Start of The data

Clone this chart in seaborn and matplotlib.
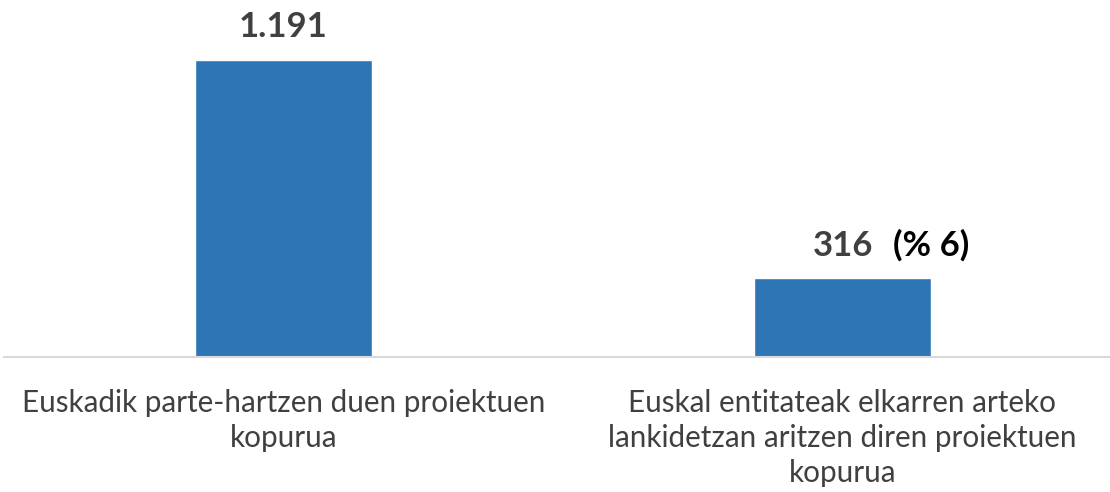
import matplotlib.pyplot as plt
import pandas as pd
import seaborn as sns

sns.set_style('white')
plt.rcParams['font.family'] = ['Lato', 'DejaVu Sans']

# data
categories = ['Euskadik parte-hartzen duen proiektuen\nkopurua',
              'Euskal entitateak elkarren arteko\nlankidetzan aritzen diren proiektuen\nkopurua']
values = [1191, 316]
value_labels = ['1.191', '316']
share_labels = ['', '(% 6)']

df = pd.DataFrame({'cat': categories, 'val': values})

fig = plt.figure(figsize=(11.1, 4.92), dpi=100)
ax = fig.add_axes([4 / 1110, 1 - 357 / 492, 1118 / 1110, 357 / 492])

sns.barplot(data=df, x='cat', y='val', color='#2E75B6', width=0.317,
            saturation=1, ax=ax)

ax.set_xlim(-0.5, 1.5)
ax.set_ylim(0, 1191 * 357 / 297)

# value labels above bars
for i, v in enumerate(values):
    ax.annotate(value_labels[i], xy=(i, v), xytext=(0, 12), textcoords='offset points',
                ha='center', va='bottom', fontsize=25, fontweight='bold', color='#404040')
    if share_labels[i]:
        ax.annotate(share_labels[i], xy=(i, v), xytext=(64, 12), textcoords='offset points',
                    ha='center', va='bottom', fontsize=25, fontweight='bold', color='black')

ax.set_xlabel('')
ax.set_ylabel('')
ax.set_yticks([])
ax.tick_params(axis='x', length=0, pad=23, labelsize=21.3, labelcolor='#404040')
ax.set_xticks([0, 1])
ax.set_xticklabels(categories, linespacing=1.3, va='top')

for s in ['top', 'left', 'right']:
    ax.spines[s].set_visible(False)
ax.spines['bottom'].set_color('#D9D9D9')
ax.spines['bottom'].set_linewidth(1.5)

fig.savefig('out.png', dpi=100)
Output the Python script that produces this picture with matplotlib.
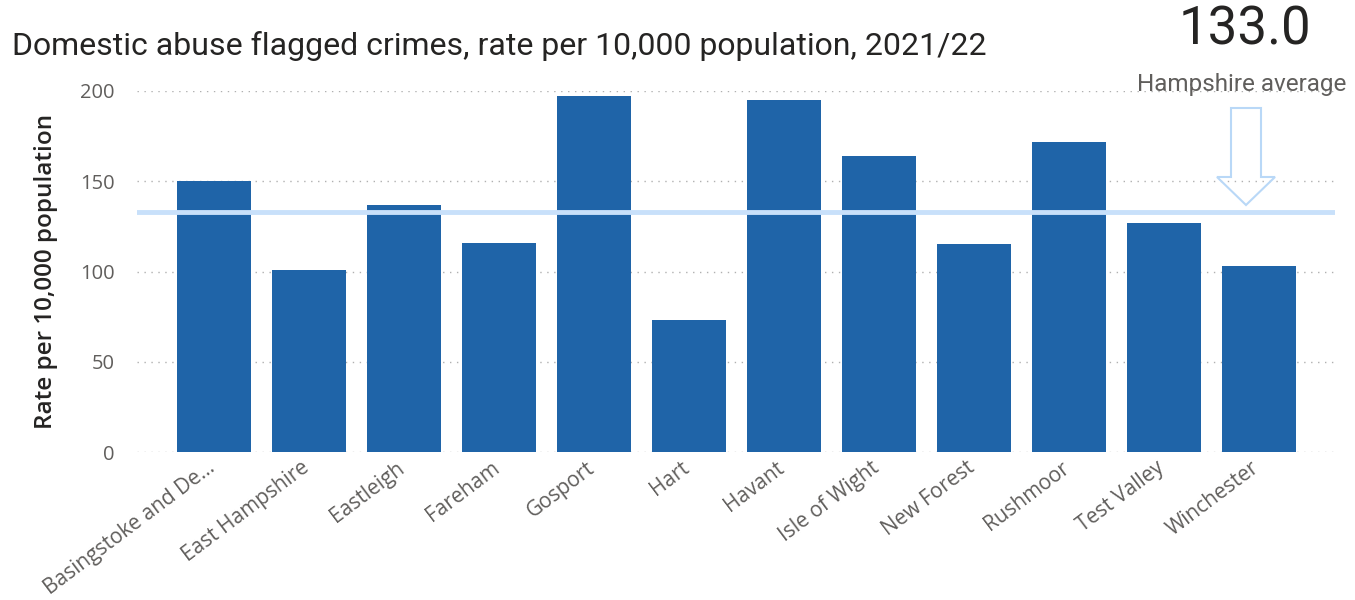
import matplotlib
matplotlib.use("Agg")
import matplotlib.pyplot as plt
from matplotlib.patches import Polygon
from matplotlib.transforms import ScaledTranslation

districts = ["Basingstoke and De...", "East Hampshire", "Eastleigh", "Fareham",
             "Gosport", "Hart", "Havant", "Isle of Wight", "New Forest",
             "Rushmoor", "Test Valley", "Winchester"]
rates = [150, 101, 137, 116, 197, 73, 195, 164, 115, 172, 127, 103]
hampshire_avg = 133.0
y_ticks = [0, 50, 100, 150, 200]

W, H = 1355, 600
fig = plt.figure(figsize=(W / 100, H / 100), dpi=100)
ax = fig.add_axes([137 / W, 1 - 452 / H, (1335 - 137) / W, (452 - 91) / H])

x = range(len(districts))
ax.bar(x, rates, width=0.78, color="#1F64A8", zorder=3)
ax.axhline(hampshire_avg, color="#C8E0FA", lw=3.5, zorder=4)

ax.set_xlim(-0.81, 11.8)
ax.set_ylim(0, 200)
ax.set_yticks(y_ticks)
ax.yaxis.grid(True, linestyle=(0, (1, 4)), color="#B0B0B0", lw=1)
ax.set_axisbelow(True)
for s in ax.spines.values():
    s.set_visible(False)
ax.tick_params(length=0)
ax.tick_params(axis="y", pad=16, labelsize=14.5, labelcolor="#605E5C")
for lbl in ax.get_yticklabels():
    lbl.set_family("Open Sans")
ax.set_xticks(list(x))
ax.set_xticklabels(districts, rotation=37, ha="right", rotation_mode="anchor",
                   fontsize=15, color="#605E5C", family="Open Sans")
ax.tick_params(axis="x", pad=4)
# nudge the slanted labels a little left of their ticks
shift = ScaledTranslation(-8 / 100, 0, fig.dpi_scale_trans)
for lbl in ax.get_xticklabels():
    lbl.set_transform(lbl.get_transform() + shift)
ax.set_ylabel("Rate per 10,000 population", fontsize=17.5, color="#252423",
              labelpad=16, family="Open Sans", fontweight="semibold")

fig.text(12 / W, 1 - 46 / H, "Domestic abuse flagged crimes, rate per 10,000 population, 2021/22",
         fontsize=23, color="#252423", va="center", ha="left", family="Roboto")
fig.text(1245 / W, 1 - 30 / H, f"{hampshire_avg:.1f}", fontsize=38, color="#252423",
         ha="center", va="center", family="Roboto")
fig.text(1242 / W, 1 - 85 / H, "Hampshire average", fontsize=17.5, color="#605E5C",
         ha="center", va="center", family="Roboto")

# hollow arrow pointing at the average line
pts = [(1231, 108), (1261, 108), (1261, 177), (1275, 177), (1246, 205),
       (1217, 177), (1231, 177)]
arrow = Polygon([(px / W, 1 - py / H) for px, py in pts], closed=True,
                fill=False, edgecolor="#B9D8F7", lw=1.5, transform=fig.transFigure)
fig.patches.append(arrow)

fig.savefig("out.png", dpi=100, facecolor="white")
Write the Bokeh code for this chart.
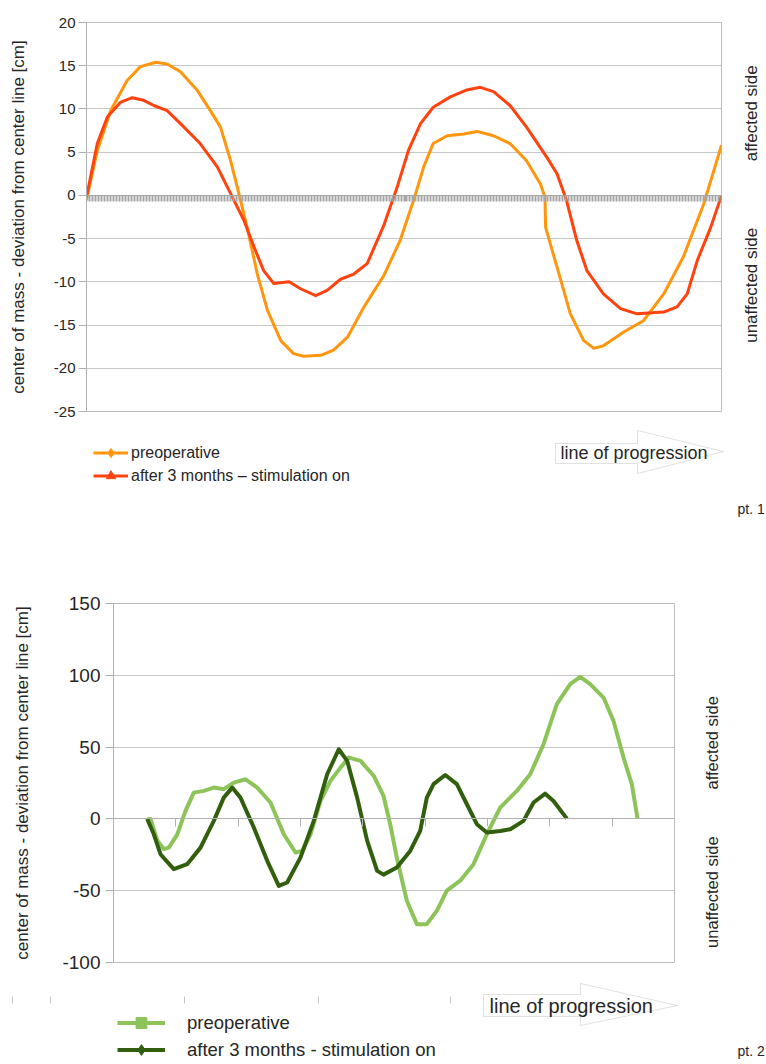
import math
from bokeh.plotting import figure
from bokeh.models import (Range1d, FixedTicker, LinearAxis, Legend, LegendItem,
                          Label, PolyAnnotation)
from bokeh.layouts import row
from bokeh.embed import file_html
from bokeh.resources import INLINE

FONT = "Liberation Sans"

# ---------------- data: patient 1 (x = position along line of progression, 0-100) ----------------
pt1_pre_x = [0, 1.7, 3.8, 6.4, 8.5, 10.9, 12.7, 14.8, 17.4, 19.5, 21.1, 22.7, 24.0, 25.3, 26.9,
             28.5, 30.6, 32.6, 34.2, 36.9, 38.9, 41.1, 43.7, 46.8, 49.4, 51.5, 53.1, 54.6, 56.8,
             59.4, 61.5, 64.1, 66.7, 69.3, 71.5, 72.2, 72.3, 74.1, 76.2, 78.3, 79.9, 81.4, 84.6,
             87.7, 90.9, 94.0, 97.2, 100.0]
pt1_pre_y = [-0.5, 5.2, 9.8, 13.3, 14.9, 15.4, 15.2, 14.3, 12.2, 9.8, 7.9, 4.0, 0.2, -3.7, -9.1,
             -13.3, -16.8, -18.3, -18.6, -18.5, -17.9, -16.4, -12.9, -9.3, -5.2, -0.6, 3.3, 6.0, 6.9,
             7.1, 7.4, 6.9, 6.0, 4.0, 1.3, -0.2, -3.7, -8.3, -13.7, -16.8, -17.7, -17.4, -15.8,
             -14.5, -11.4, -7.1, -1.0, 5.8]
pt1_post_x = [0, 1.7, 3.3, 5.4, 7.2, 9.0, 10.6, 12.7, 14.8, 17.9, 20.6, 22.7, 24.8, 26.4, 27.9,
              29.5, 31.9, 33.7, 36.1, 37.9, 40.0, 42.1, 44.2, 46.8, 48.9, 50.7, 52.6, 54.6, 57.3,
              59.9, 62.0, 64.1, 66.7, 69.3, 72.5, 74.1, 75.6, 77.2, 78.8, 81.4, 84.1, 86.7, 90.9,
              93.0, 94.6, 96.2, 98.3, 100.0]
pt1_post_y = [-0.2, 6.0, 9.1, 10.8, 11.3, 11.0, 10.4, 9.8, 8.3, 6.0, 3.3, 0.2, -2.9, -6.0, -8.7,
              -10.2, -10.0, -10.8, -11.6, -11.0, -9.7, -9.1, -7.9, -3.5, 0.9, 5.2, 8.3, 10.2, 11.4,
              12.2, 12.5, 12.0, 10.4, 7.9, 4.4, 2.5, -0.6, -5.2, -8.7, -11.4, -13.1, -13.7, -13.5,
              -12.9, -11.4, -7.5, -3.7, 0.0]
pt1_yticks = [-25, -20, -15, -10, -5, 0, 5, 10, 15, 20]
pt1_categories = 212

# ---------------- data: patient 2 (x = category position, 0-9) ----------------
pt2_pre_x = [0.541, 0.594, 0.701, 0.807, 0.887, 1.022, 1.155, 1.288, 1.449, 1.609, 1.769, 1.930,
             2.118, 2.305, 2.518, 2.732, 2.920, 3.027, 3.161, 3.321, 3.481, 3.642, 3.775, 3.963,
             4.176, 4.332, 4.439, 4.545, 4.706, 4.866, 5.027, 5.187, 5.347, 5.562, 5.776, 5.989,
             6.204, 6.470, 6.685, 6.899, 7.112, 7.327, 7.487, 7.648, 7.861, 8.022, 8.182, 8.315,
             8.407]
pt2_pre_y = [0, 0, -15, -21, -20, -11, 5.6, 18.3, 19.5, 21.8, 20.7, 25.3, 27.6, 21.8, 11.4, -10.7,
             -23.4, -22.3, -10.7, 12.5, 26.5, 35.7, 42.7, 40.4, 29.9, 16, -3.7, -27, -57, -73.3,
             -73.3, -64, -50, -43, -31.5, -10.7, 7.9, 19.5, 31.1, 52, 79.9, 93.8, 98.9, 93.8, 84.5,
             68.2, 42.7, 24.2, 0.2]
pt2_post_x = [0.541, 0.647, 0.754, 0.967, 1.182, 1.396, 1.609, 1.769, 1.904, 2.037, 2.251, 2.466,
              2.652, 2.786, 2.999, 3.213, 3.428, 3.614, 3.749, 3.909, 4.070, 4.230, 4.332, 4.545,
              4.760, 4.920, 5.027, 5.134, 5.322, 5.508, 5.669, 5.829, 5.989, 6.204, 6.365, 6.578,
              6.739, 6.926, 7.059, 7.273]
pt2_post_y = [0, -10.7, -24.6, -35, -31.5, -20, -1.4, 14.8, 21.8, 14.8, -6, -29.2, -46.6, -44.3,
              -27, -1.4, 31.1, 48.5, 40.4, 14.8, -15.3, -36.2, -38.8, -33.9, -22.3, -8.4, 14.8,
              24.2, 30.6, 24.2, 10.2, -3.7, -9.5, -8.4, -7.2, -1.4, 11.4, 17.6, 12.5, 0.2]
pt2_yticks = [-100, -50, 0, 50, 100, 150]
pt2_xticks = [1, 2, 3, 4, 5, 6, 7, 8]

side_labels_text = ["affected side", "unaffected side"]
labels_pt1 = ["preoperative", "after 3 months \u2013 stimulation on"]
labels_pt2 = ["preoperative", "after 3 months - stimulation on"]
YLABEL = "center of mass - deviation from center line [cm]"

ORANGE = "#ff960e"
RED = "#ff420e"
LGREEN = "#8dc45a"
DGREEN = "#325f0e"
GRID = "#c6c6c6"
AXIS = "#b0b0b0"
TXT = "#262626"
W = 766


def chart(width, height, xr, yr, bl, br, bt, bb, yticks):
    p = figure(width=width, height=height, x_range=xr, y_range=yr,
               output_backend="svg", toolbar_location=None, x_axis_location=None,
               min_border_left=bl, min_border_right=br, min_border_top=bt, min_border_bottom=bb)
    p.background_fill_color = "white"
    p.border_fill_color = "white"
    p.outline_line_color = "#bdbdbd"
    p.xgrid.visible = False
    p.ygrid.grid_line_color = GRID
    p.ygrid.ticker = FixedTicker(ticks=yticks)
    ax = p.yaxis[0]
    ax.ticker = FixedTicker(ticks=yticks)
    ax.major_label_overrides = {v: str(v) for v in yticks}
    ax.axis_line_color = AXIS
    ax.major_tick_line_color = AXIS
    ax.major_tick_out = 8
    ax.major_tick_in = 0
    ax.minor_tick_line_color = None
    ax.major_label_text_font = FONT
    ax.major_label_text_color = TXT
    ax.axis_label = YLABEL
    ax.axis_label_text_font = FONT
    ax.axis_label_text_font_style = "normal"
    ax.axis_label_text_color = TXT
    ax.axis_label_text_font_size = "17px"
    return p


def side(width, height, yr, bt, bb, x, ys, size):
    s = figure(width=width, height=height, x_range=Range1d(0, width), y_range=yr,
               output_backend="svg", toolbar_location=None, x_axis_location=None,
               y_axis_location=None, min_border_left=0, min_border_right=0,
               min_border_top=bt, min_border_bottom=bb)
    s.xgrid.visible = False
    s.ygrid.visible = False
    s.outline_line_color = None
    for t, y in zip(side_labels_text, ys):
        s.add_layout(Label(x=x, y=y, text=t, angle=math.pi / 2, text_align="center",
                           text_baseline="middle", text_font=FONT, text_font_size=size,
                           text_color=TXT))
    return s


def zero_axis(p, ticks, out, width, color):
    ax = LinearAxis(fixed_location=0, ticker=FixedTicker(ticks=ticks),
                    major_tick_out=out, major_tick_in=0, major_tick_line_width=width,
                    major_tick_line_color=color, axis_line_color=color,
                    major_label_text_color=None, major_label_text_font_size="0px",
                    major_label_standoff=0, minor_tick_line_color=None)
    p.add_layout(ax, "below")


def deco(y0, y1):
    d = figure(width=W, height=y1 - y0, x_range=Range1d(0, W), y_range=Range1d(y1, y0),
               output_backend="svg", toolbar_location=None, x_axis_location=None,
               y_axis_location=None, min_border=0)
    d.xgrid.visible = False
    d.ygrid.visible = False
    d.outline_line_color = None
    d.background_fill_color = "white"
    d.border_fill_color = "white"
    return d


def arrow(d, x0, xb, xt, yt, yb, ht, hb, ym):
    xs = [x0, xb, xb, xt, xb, xb, x0]
    ys = [yt, yt, ht, ym, hb, yb, yb]
    d.add_layout(PolyAnnotation(xs=xs, ys=ys, fill_color="white", fill_alpha=1.0,
                                line_color="#9a9a9a", line_width=1))


def text(d, x, y, s, size):
    d.add_layout(Label(x=x, y=y, text=s, text_baseline="middle", text_font=FONT,
                       text_font_size=size, text_color=TXT))


def legend(d, labels, colors, markers, lw, loc, gw, gh, standoff, size):
    items = []
    off = [-1000]  # legend-only renderers, kept outside the visible strip
    for lab, c, m in zip(labels, colors, markers):
        ln = d.line(off * 2, off * 2, line_color=c, line_width=lw)
        sc = d.scatter(off, off, marker=m, color=c, size=10)
        items.append(LegendItem(label=lab, renderers=[ln, sc]))
    lg = Legend(items=items, location=loc, orientation="vertical", border_line_color=None,
                background_fill_alpha=0, padding=0, margin=0, spacing=0,
                glyph_width=gw, glyph_height=gh, label_height=gh, label_standoff=standoff,
                label_text_font=FONT, label_text_font_size=size, label_text_color=TXT)
    d.add_layout(lg, "center")


# ================= chart 1 (page y 0-426) =================
p1 = chart(723, 426, Range1d(0, 100), Range1d(-25, 20), 86, 2, 22, 15, pt1_yticks)
p1.yaxis[0].major_label_text_font_size = "15px"
p1.yaxis[0].major_label_standoff = 3
p1.yaxis[0].axis_label_standoff = 23
zero_axis(p1, [i * 100 / pt1_categories for i in range(pt1_categories + 1)], 6, 2, "#a6a6a6")
p1.line(pt1_pre_x, pt1_pre_y, line_color=ORANGE, line_width=3, line_join="round")
p1.line(pt1_post_x, pt1_post_y, line_color=RED, line_width=3, line_join="round")
s1 = side(43, 426, p1.y_range, 22, 15, 28, [9.5, -10.4], "17px")

# legend / arrow strip (page y 426-520)
d1 = deco(426, 520)
legend(d1, labels_pt1, [ORANGE, RED], ["diamond", "triangle"], 3, (93, 33),
       35, 23, 3, "16px")
arrow(d1, 555, 637, 723, 443, 463, 430, 473, 451)
text(d1, 560, 452, "line of progression", "18px")
text(d1, 737, 508, "pt. 1", "14px")

# ================= chart 2 (page y 520-978) =================
p2 = chart(676, 458, Range1d(0, 9), Range1d(-100, 150), 113, 2, 83, 16, pt2_yticks)
p2.yaxis[0].major_label_text_font_size = "19px"
p2.yaxis[0].major_label_standoff = 5
p2.yaxis[0].axis_label_standoff = 27
zero_axis(p2, pt2_xticks, 8, 1, AXIS)
p2.line(pt2_pre_x, pt2_pre_y, line_color=LGREEN, line_width=4, line_join="round")
p2.line(pt2_post_x, pt2_post_y, line_color=DGREEN, line_width=4, line_join="round")
s2 = side(90, 458, p2.y_range, 83, 16, 35, [53, -51], "16.5px")

# legend / arrow strip (page y 978-1064)
d2 = deco(978, 1064)
legend(d2, labels_pt2, [LGREEN, DGREEN], ["square", "diamond"], 4, (117, 1),
       48, 27, 22, "18.5px")
arrow(d2, 483, 580, 677, 994, 1016, 983, 1025, 1005)
text(d2, 489, 1005, "line of progression", "20px")
text(d2, 737, 1050, "pt. 2", "14px")
d2.segment(x0=[12, 50, 184, 318, 450], y0=[996] * 5, x1=[12, 50, 184, 318, 450], y1=[1003] * 5,
           line_color="#c4c4c4", line_width=1)

open("out.html", "w").write(file_html([row(p1, s1), d1, row(p2, s2), d2], INLINE))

End of The data

(Task objective) Take the lines above from the top of the records through the one with "share_labels = ['', '(% 6)']" and repeat them exactly, without any pictures.

(Task response)
Clone this chart in seaborn and matplotlib.
import matplotlib.pyplot as plt
import pandas as pd
import seaborn as sns

sns.set_style('white')
plt.rcParams['font.family'] = ['Lato', 'DejaVu Sans']

# data
categories = ['Euskadik parte-hartzen duen proiektuen\nkopurua',
              'Euskal entitateak elkarren arteko\nlankidetzan aritzen diren proiektuen\nkopurua']
values = [1191, 316]
value_labels = ['1.191', '316']
share_labels = ['', '(% 6)']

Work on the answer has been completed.